The fifth book I read in 2017 was the sequel to a book I read and loved as a child, The Egypt Game. The Gypsy Game by Zilpha Keatley Snyder was published thirty years after The Egypt Game, and had the world changed big time in the meanwhile!
For the kids in the story, however, 1967 has blended into 1997 with nary a hiccup. The story picks up where it left off, with April asking Melanie about gypsies. Gypsies are a very different subject matter than they were in 1967, however, so the story quickly segues into discrimination and death camps and homelessness and the general injustice of Western society.
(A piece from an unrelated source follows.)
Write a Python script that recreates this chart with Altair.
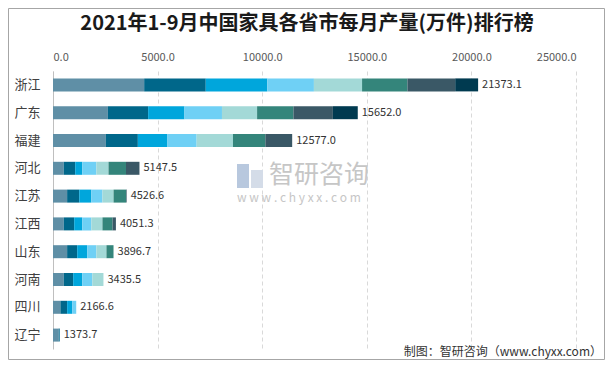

As a matter of fact, they never play the titular game at all, despite the author's dedication "[t]o everyone who asked for another game with the same players." It was a little early for the term "cultural appropriation," but playing another culture was already off-limits in polite society, a la the Maui Halloween costume.
Another twenty years on, and Snyder doesn't even get credit for being primly woke, despite her wildly racially diverse cast of characters, as the very term "gypsy" is considered a racial slur in the progressivest circles. As with Eloise Jarvis McGraw and Mocassin Trail, ancient Egypt is still considered fair game for imagination, but Native American and Roma cultures have become a third rail. This book is mostly depressing in its demonstration how restrictive popular culture has grown.